Whether your spellchecker likes it or not, “astroturfing” is officially a word. At least it is according to the lexicographers behind Dictionary.com, one of the Web’s most popular online (and mobile) resources for all things word-related. The same goes for “agender,” “crash blossom,” “microaggression,” and “slacktivism.”
On Wednesday, the site unveiled its latest update, which added or modified more than 1,000 words to its already enormous database of more than 1.2 million searchable terms. To learn how a word becomes “a word,” we spoke with Rebekah Otto, Dictionary.com’s Director of Content, who shared some secrets of the lexicon trade.
1. LANGUAGE IS CONSTANTLY EVOLVING.
“Our team of lexicographers finds potential new terms from an array of sources: reading widely, looking at words our users are searching with no results, and scanning changes over time in our corpus of contemporary language use,” Otto explains. “We evaluate this massive list of terms against our corpus of more than 19 billion words, which is a collection of sources, from literature to news articles to television and interview transcripts, balanced to reflect actual usage of language. This list is constantly added to and culled, so it’s an ongoing process. Just because a new term or coinage is not added in an update does not mean it will not be included in the future.”
2. TECHNOLOGY IS A LANGUAGE UNTO ITSELF.
Dictionary.com’s latest update saw a trend toward technology-related terms, but Otto swears that “We do not intentionally focus on the technology industry in our updates, at the expense of other changes in the language. That said, we are more aware of changes in technology-related words because we’re based in the Bay Area and are surrounded by that culture. For example, last year, when our designers were working on mocks for our Android Wear app, they kept running across the word ‘glanceable’ in their research and suggested it to one of our lexicographers who added the word to our list to be considered. Even outside of the Bay Area, the language of our devices and how we interact with them continues to evolve, and we will always monitor those shifts.” (Case in point: the recent addition of “smartwatch.”)
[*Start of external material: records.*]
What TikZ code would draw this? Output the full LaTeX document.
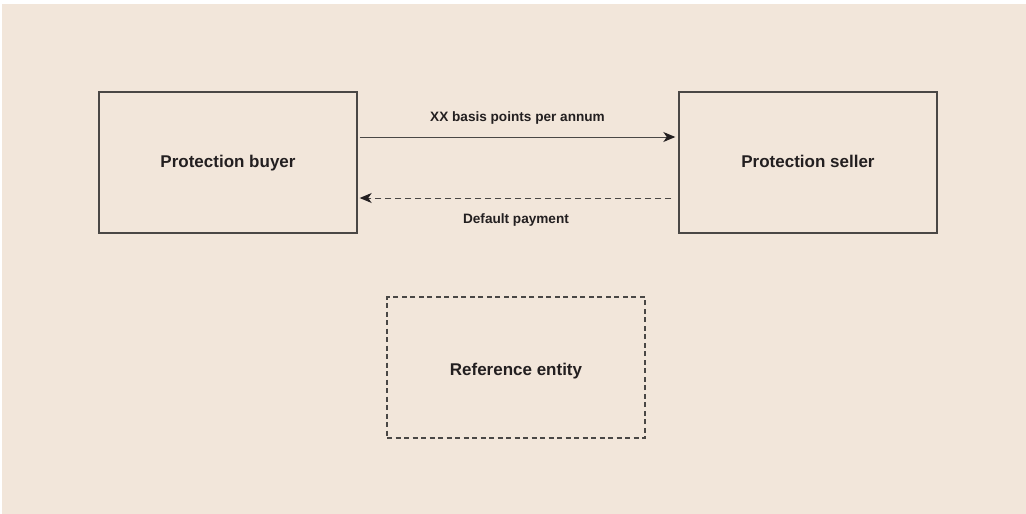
\documentclass[tikz,border=0pt]{standalone}
\usepackage{fontspec}
\setmainfont{Liberation Sans}
\usetikzlibrary{arrows.meta}
\definecolor{bgbeige}{HTML}{F2E6DA}
\definecolor{linegray}{HTML}{4A4745}
\definecolor{txtdark}{HTML}{231F20}
\tikzset{
  party/.style={draw=linegray, line width=1.4pt, minimum width=258pt, minimum height=141pt, inner sep=0pt,
    text height=12.5pt, text depth=3.5pt,
    font=\fontsize{17}{20}\selectfont\bfseries, text=txtdark},
  refbox/.style={party, line width=1.1pt, dash pattern=on 5pt off 3.5pt, text height=15pt, text depth=0pt},
  flowlabel/.style={inner sep=0pt, anchor=base, font=\fontsize{13.6}{16}\selectfont\bfseries, text=txtdark},
  payarrow/.style={draw=linegray, line width=1pt, -{Stealth[length=12pt,width=10pt,inset=3.5pt,color=txtdark]}},
  defarrow/.style={payarrow, dash pattern=on 6pt off 4pt}
}
\begin{document}
\begin{tikzpicture}[x=1pt,y=-1pt]
\fill[white] (0,0) rectangle (1026,514);
\fill[bgbeige] (2,4) rectangle (1026,514);
\useasboundingbox (0,0) rectangle (1026,514);
\node[party] (buyer) at (228,162.5) {Protection buyer};
\node[party] (seller) at (808,162.5) {Protection seller};
\node[refbox] (ref) at (516,367.5) {Reference entity};
\coordinate (a1) at (359,137);
\coordinate (b1) at (673,198);
\draw[payarrow, shorten <=2pt, shorten >=3pt] (buyer.east |- a1) -- (seller.west |- a1);
\draw[defarrow, shorten <=7pt, shorten >=2pt] (seller.west |- b1) -- (buyer.east |- b1);
\node[flowlabel] (lpay) at (517.5,121) {XX basis points per annum};
\node[flowlabel] (ldef) at (516,223) {Default payment};
\end{tikzpicture}
\end{document}
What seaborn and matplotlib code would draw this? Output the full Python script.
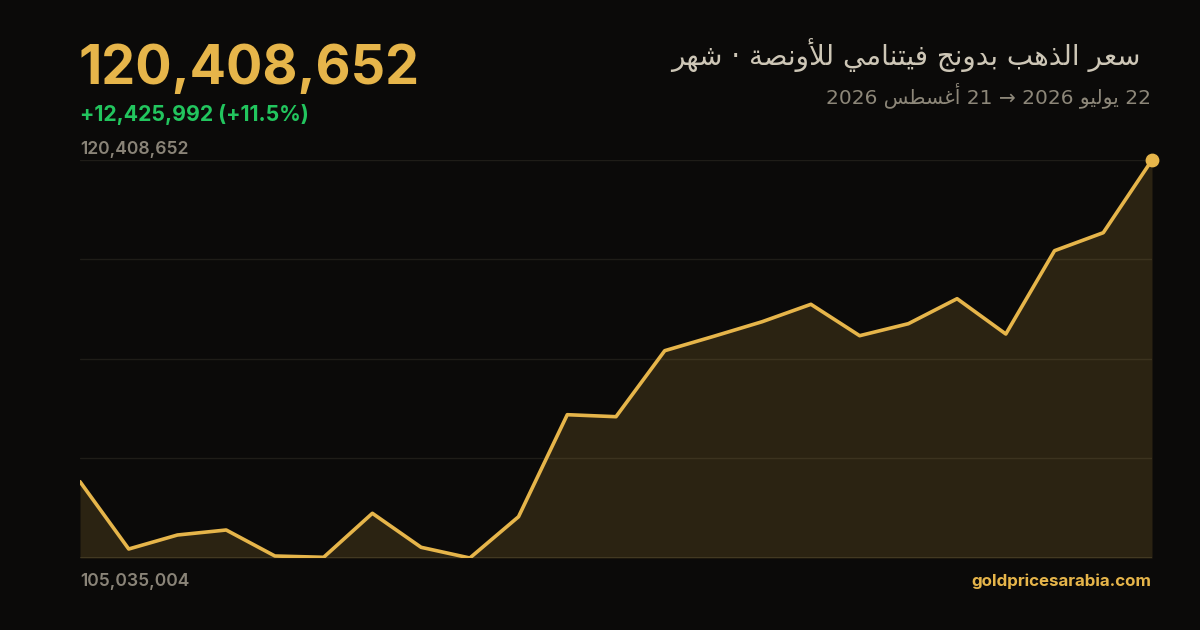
import numpy as np
import pandas as pd
import matplotlib
matplotlib.use("Agg")
import matplotlib.pyplot as plt
import seaborn as sns

# ---------------- data ----------------
day_index = list(range(23))
prices = [107982660, 105382650, 105923430, 106116570, 105112260, 105062040,
          106761640, 105448320, 105035004, 106630310, 110570300, 110493040,
          113042440, 113594800, 114162630, 114834750, 113621850, 114085370,
          115051060, 113687520, 116905170, 117600460, 120408652]
title_text = "سعر الذهب بدونج فيتنامي للأونصة · شهر"
date_text = "22 يوليو 2026 → 21 أغسطس 2026"
last_label = "120,408,652"
change_label = "+12,425,992 (+11.5%)"
max_label = "120,408,652"
min_label = "105,035,004"
site_label = "goldpricesarabia.com"

# ---------------- minimal Arabic shaping (for display) ----------------
FORMS = {
    'ا': (0xFE8D, 0xFE8E, None, None), 'أ': (0xFE83, 0xFE84, None, None),
    'ب': (0xFE8F, 0xFE90, 0xFE91, 0xFE92), 'ة': (0xFE93, 0xFE94, None, None),
    'ت': (0xFE95, 0xFE96, 0xFE97, 0xFE98), 'ج': (0xFE9D, 0xFE9E, 0xFE9F, 0xFEA0),
    'د': (0xFEA9, 0xFEAA, None, None), 'ذ': (0xFEAB, 0xFEAC, None, None),
    'ر': (0xFEAD, 0xFEAE, None, None), 'س': (0xFEB1, 0xFEB2, 0xFEB3, 0xFEB4),
    'ش': (0xFEB5, 0xFEB6, 0xFEB7, 0xFEB8), 'ص': (0xFEB9, 0xFEBA, 0xFEBB, 0xFEBC),
    'ط': (0xFEC1, 0xFEC2, 0xFEC3, 0xFEC4), 'ع': (0xFEC9, 0xFECA, 0xFECB, 0xFECC),
    'غ': (0xFECD, 0xFECE, 0xFECF, 0xFED0), 'ف': (0xFED1, 0xFED2, 0xFED3, 0xFED4),
    'ل': (0xFEDD, 0xFEDE, 0xFEDF, 0xFEE0), 'م': (0xFEE1, 0xFEE2, 0xFEE3, 0xFEE4),
    'ن': (0xFEE5, 0xFEE6, 0xFEE7, 0xFEE8), 'ه': (0xFEE9, 0xFEEA, 0xFEEB, 0xFEEC),
    'و': (0xFEED, 0xFEEE, None, None), 'ي': (0xFEF1, 0xFEF2, 0xFEF3, 0xFEF4),
    'لا': (0xFEFB, 0xFEFC, None, None), 'لأ': (0xFEF7, 0xFEF8, None, None),
}


def shape_word(word):
    units = []
    i = 0
    while i < len(word):
        if word[i] == 'ل' and i + 1 < len(word) and word[i + 1] in 'اأ':
            units.append(word[i:i + 2]); i += 2
        else:
            units.append(word[i]); i += 1
    out = []
    for k, u in enumerate(units):
        if u not in FORMS:
            out.append(u); continue
        f = FORMS[u]
        prev = units[k - 1] if k > 0 else None
        nxt = units[k + 1] if k + 1 < len(units) else None
        jp = prev in FORMS and FORMS[prev][2] is not None
        jn = f[2] is not None and nxt in FORMS
        if jp and jn:
            c = f[3]
        elif jp:
            c = f[1]
        elif jn:
            c = f[2]
        else:
            c = f[0]
        out.append(chr(c))
    return ''.join(reversed(out))


def rtl(text):
    toks = text.split(' ')
    vis = []
    for t in toks:
        if any('\u0600' <= ch <= '\u06FF' for ch in t):
            vis.append(shape_word(t))
        else:
            vis.append(t)
    return ' '.join(reversed(vis))

# ---------------- style ----------------
BG = "#0b0a09"
GOLD = "#e6b54a"
GRID = "#1f1d18"
sns.set_theme(style="dark")
plt.rcParams['font.family'] = ['Inter', 'DejaVu Sans']

W, H = 1200, 630
fig = plt.figure(figsize=(12, 6.3), dpi=100, facecolor=BG)
ax = fig.add_axes([80 / W, 1 - 558 / H, 1072 / W, 398 / H])
ax.set_facecolor(BG)

df = pd.DataFrame({"day": day_index, "price": prices})
ymin, ymax = min(prices), max(prices)
for gy in np.linspace(ymin, ymax, 5):
    ax.axhline(gy, color=GRID, lw=1, zorder=0)
ax.axhline(ymin, color="#2c2920", lw=1.2, zorder=0)

ax.fill_between(df["day"], df["price"], ymin, color=GOLD, alpha=0.15, lw=0, zorder=1)
sns.lineplot(data=df, x="day", y="price", ax=ax, color=GOLD, lw=2.6, zorder=3)
ax.scatter([day_index[-1]], [prices[-1]], s=80, color=GOLD, zorder=4, clip_on=False)

ax.set_xlim(0, 22)
ax.set_ylim(ymin, ymax)
ax.set_xlabel(""); ax.set_ylabel("")
ax.set_xticks([]); ax.set_yticks([])
ax.grid(False)
for s in ax.spines.values():
    s.set_visible(False)


def px(x, y):
    return x / W, 1 - y / H

fig.text(*px(79, 84), last_label, color=GOLD, fontsize=38.8, fontweight='bold',
         ha='left', va='baseline')
fig.text(*px(80, 121), change_label, color="#22c55e", fontsize=15.3, fontweight='bold',
         ha='left', va='baseline')
fig.text(*px(80, 154), max_label, color="#8a8478", fontsize=12.6, fontweight='semibold',
         ha='left', va='baseline')
fig.text(*px(80, 586), min_label, color="#8a8478", fontsize=12.6, fontweight='semibold',
         ha='left', va='baseline')
fig.text(*px(1151, 586), site_label, color=GOLD, fontsize=12.2, fontweight='bold',
         ha='right', va='baseline')
fig.text(*px(1140, 65), rtl(title_text), color="#cdc6b6", fontsize=20,
         family=['DejaVu Sans'], ha='right', va='baseline')
fig.text(*px(1151, 103), rtl(date_text), color="#8d8779", fontsize=14.5,
         family=['DejaVu Sans'], ha='right', va='baseline')

fig.savefig("out.png", dpi=100, facecolor=BG)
3. THE CULTURE REFLECTS THE CONVERSATION.
“We aim to reflect the cultural conversation, not to drive it,” says Otto. “We have noticed our users increasingly looking for words like ‘cisgender’ (which was added last year). Just a few weeks ago, following Bruce Jenner’s interview with Diane Sawyer, the word ‘transsexual’ trended in our lookups. Additionally public news events like the Silk Road trial drive increased interest and awareness in terms like ‘deep web’ and ‘dark web.’”
4. THERE’S A THIN LINE BETWEEN “SLANG” AND “INFORMAL LANGUAGE.”
What's the line that delineates a phrase like “brogrammer” between being slang and an official word? “Slang is defined as ‘very informal usage.’ This typically indicates that these terms will not be found in published books or other formal, edited speech. Of course, words move from slang to more widely accepted usage in English. In these cases we might change a label from ‘Slang’ to ‘Informal’ or remove the label altogether.”
5. UPDATING AN ALREADY EXISTING WORD IS ONE OF A LEXICOGRAPHER’S HARDEST JOBS.
There’s more to Dictionary.com’s quarterly updates than the addition of new words; existing words are updated, too. And Otto admits that “this is one of the trickiest parts of updating the dictionary. It is relatively straightforward to identify and define new coinages like ‘brogrammer,’ but for new senses of existing words we have to look closely at a wide range of examples from our corpus to see how frequently and widely a new sense is being used. Some new senses—like ‘tablet’ and ‘scroll,’ which were added years ago—quickly reach a point of cultural saturation that the evidence is apparent. Typically today if someone says ‘tablet,’ they mean their iPad, Kindle Fire, or Google Nexus—not a pad of paper or a piece of stone."